Still miffed, I wrote back: You’re the Mayor’s press officer and you don’t have a smartphone with Internet? Given that you knew I’d just come 400 miles, didn’t it occur to you, out of courtesy, to check your email at home while you were eating, since less than an hour earlier you’d written to me with another proposition? I ended with a cheeky jibe about being used to working in “another world” where people behave differently (read, better).
Over the next few days I ruminated on what had happened. This is Spain, I told myself, don’t sweat it. Canceling appointments at the last minute, calling it quits after lunch, not following up on your own correspondence – these things are part and parcel of life here.
It was worse, in Mexico. In fact, back in 2004, out for my very last interview with NPR before leaving that post, I was told face to face by the secretary of the head of Mexico City’s Water Department, in the lobby of its headquarters, that her boss simply wasn’t in and she wasn’t sure when he might be back. I turned on my heels. “But where are you going?” she called. She seemed surprised that I wasn’t making a stink. “I don’t know, I said, “and I’m not sure when I’ll be back.”
That was my parting, petty shot at a culture that put little value on punctuality. That secretary, no doubt, was glad to see the sarcastic gringo go.
So now, in Spain, here I was, still a gringo – or “guiri” – as they call foreigners (and tourists) here, with his own ideas about work, responsibility and politeness, expecting the world to conform to his way of thinking. Expecting that Mayor to apologize for blowing me off. He didn’t, but I got a final email from his press guy. He started out referring to my comments about smart phones.

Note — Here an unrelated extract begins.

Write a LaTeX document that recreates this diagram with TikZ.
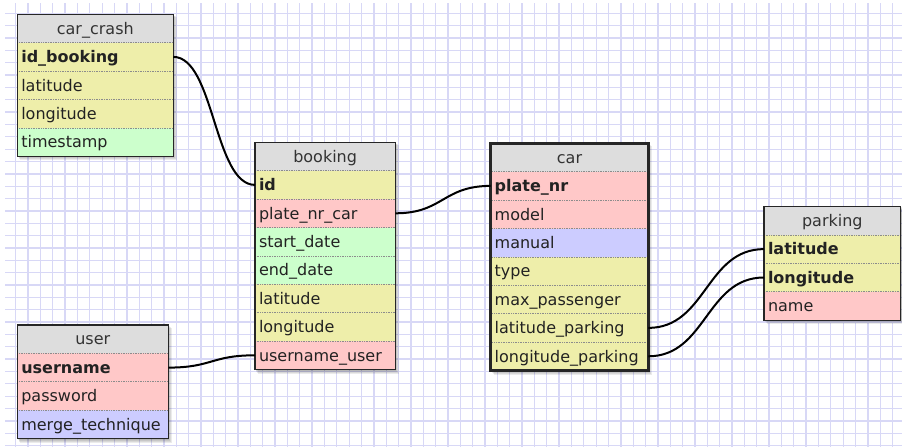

“You’ve got to be kidding me,” he wrote. “Smartphones? No, I don’t have one. And with budget cuts were not even allowed to make outgoing calls from the fixed lines at city hall without permission. And don’t even get me started about the extra hours I work for the mayor, without compensation. I don’t know how other people treat you, but I do my job the best I possibly can, despite our lack of resources, sacrificing time that could be spent with my family. I’m not trying to justify myself, just to make the point that we did want to attend to your petition. The mayor talks to all journalists, even those most critical of him… “
Many days have passed now and, having had time to reflect on our exchange, it is quickly dawning on me that I’ve been a heel. I’d gone out there to do a story on a town so desperate for cash it was willing to risk driving its own citizens from their land. But it had never occurred to me that I’d come up against that cash shortfall myself, in the form of the town’s press officer. A guy struggling to do his job on a shoestring, just like his boss, the Mayor, in the midst of a spectacular economic crisis that does not abate.
My gut still says that the Mayor could have made room for me. But it’s time to write his press officer an apology.